### WHAT IS EXPECTED
Exactly as written, quote every line that follows, skipping the images.
^^^^^^^^
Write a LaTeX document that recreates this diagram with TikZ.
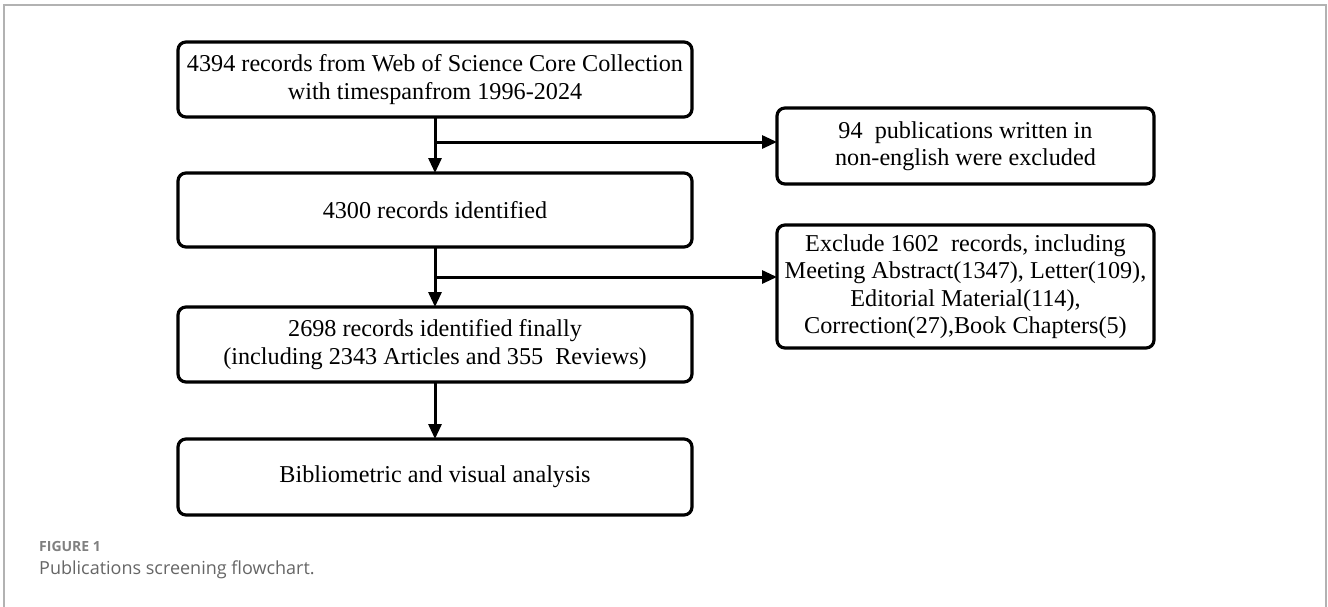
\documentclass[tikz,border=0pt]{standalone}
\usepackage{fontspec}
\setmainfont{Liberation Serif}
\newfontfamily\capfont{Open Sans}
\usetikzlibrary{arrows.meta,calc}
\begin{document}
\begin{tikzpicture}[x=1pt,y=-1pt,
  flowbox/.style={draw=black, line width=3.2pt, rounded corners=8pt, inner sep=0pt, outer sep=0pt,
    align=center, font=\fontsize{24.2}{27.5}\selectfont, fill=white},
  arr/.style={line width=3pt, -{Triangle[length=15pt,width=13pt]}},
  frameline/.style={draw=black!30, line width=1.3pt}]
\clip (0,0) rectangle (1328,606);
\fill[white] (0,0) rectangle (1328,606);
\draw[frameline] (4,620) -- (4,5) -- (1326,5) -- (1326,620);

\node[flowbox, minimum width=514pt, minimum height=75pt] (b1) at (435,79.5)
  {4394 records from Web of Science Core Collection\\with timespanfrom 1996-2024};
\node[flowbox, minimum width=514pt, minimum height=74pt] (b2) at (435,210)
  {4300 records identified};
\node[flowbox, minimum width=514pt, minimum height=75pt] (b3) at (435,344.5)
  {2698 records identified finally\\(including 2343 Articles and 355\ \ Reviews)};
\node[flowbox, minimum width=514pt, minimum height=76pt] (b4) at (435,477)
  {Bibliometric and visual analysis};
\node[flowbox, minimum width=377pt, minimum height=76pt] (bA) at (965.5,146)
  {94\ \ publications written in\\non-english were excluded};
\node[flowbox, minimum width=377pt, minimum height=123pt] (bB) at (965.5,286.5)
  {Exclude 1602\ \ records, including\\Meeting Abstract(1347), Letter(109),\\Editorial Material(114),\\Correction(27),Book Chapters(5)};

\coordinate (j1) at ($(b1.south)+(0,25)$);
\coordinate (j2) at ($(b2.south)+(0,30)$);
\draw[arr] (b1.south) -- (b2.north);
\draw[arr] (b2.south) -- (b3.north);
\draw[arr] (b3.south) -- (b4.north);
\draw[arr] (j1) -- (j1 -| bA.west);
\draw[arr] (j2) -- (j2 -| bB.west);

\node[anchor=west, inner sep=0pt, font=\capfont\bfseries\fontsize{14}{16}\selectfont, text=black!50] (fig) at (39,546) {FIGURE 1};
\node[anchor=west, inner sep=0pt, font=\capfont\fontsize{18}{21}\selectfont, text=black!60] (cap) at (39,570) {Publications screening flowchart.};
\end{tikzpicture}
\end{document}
^^^^^^^^
### TASK RESULT
Write a LaTeX document that recreates this diagram with TikZ.
\documentclass[tikz,border=0pt]{standalone}
\usepackage{fontspec}
\setmainfont{Liberation Serif}
\newfontfamily\capfont{Open Sans}
\usetikzlibrary{arrows.meta,calc}
\begin{document}
\begin{tikzpicture}[x=1pt,y=-1pt,
  flowbox/.style={draw=black, line width=3.2pt, rounded corners=8pt, inner sep=0pt, outer sep=0pt,
    align=center, font=\fontsize{24.2}{27.5}\selectfont, fill=white},
  arr/.style={line width=3pt, -{Triangle[length=15pt,width=13pt]}},
  frameline/.style={draw=black!30, line width=1.3pt}]
\clip (0,0) rectangle (1328,606);
\fill[white] (0,0) rectangle (1328,606);
\draw[frameline] (4,620) -- (4,5) -- (1326,5) -- (1326,620);

\node[flowbox, minimum width=514pt, minimum height=75pt] (b1) at (435,79.5)
  {4394 records from Web of Science Core Collection\\with timespanfrom 1996-2024};
\node[flowbox, minimum width=514pt, minimum height=74pt] (b2) at (435,210)
  {4300 records identified};
\node[flowbox, minimum width=514pt, minimum height=75pt] (b3) at (435,344.5)
  {2698 records identified finally\\(including 2343 Articles and 355\ \ Reviews)};
\node[flowbox, minimum width=514pt, minimum height=76pt] (b4) at (435,477)
  {Bibliometric and visual analysis};
\node[flowbox, minimum width=377pt, minimum height=76pt] (bA) at (965.5,146)
  {94\ \ publications written in\\non-english were excluded};
\node[flowbox, minimum width=377pt, minimum height=123pt] (bB) at (965.5,286.5)
  {Exclude 1602\ \ records, including\\Meeting Abstract(1347), Letter(109),\\Editorial Material(114),\\Correction(27),Book Chapters(5)};

\coordinate (j1) at ($(b1.south)+(0,25)$);
\coordinate (j2) at ($(b2.south)+(0,30)$);
\draw[arr] (b1.south) -- (b2.north);
\draw[arr] (b2.south) -- (b3.north);
\draw[arr] (b3.south) -- (b4.north);
\draw[arr] (j1) -- (j1 -| bA.west);
\draw[arr] (j2) -- (j2 -| bB.west);

\node[anchor=west, inner sep=0pt, font=\capfont\bfseries\fontsize{14}{16}\selectfont, text=black!50] (fig) at (39,546) {FIGURE 1};
\node[anchor=west, inner sep=0pt, font=\capfont\fontsize{18}{21}\selectfont, text=black!60] (cap) at (39,570) {Publications screening flowchart.};
\end{tikzpicture}
\end{document}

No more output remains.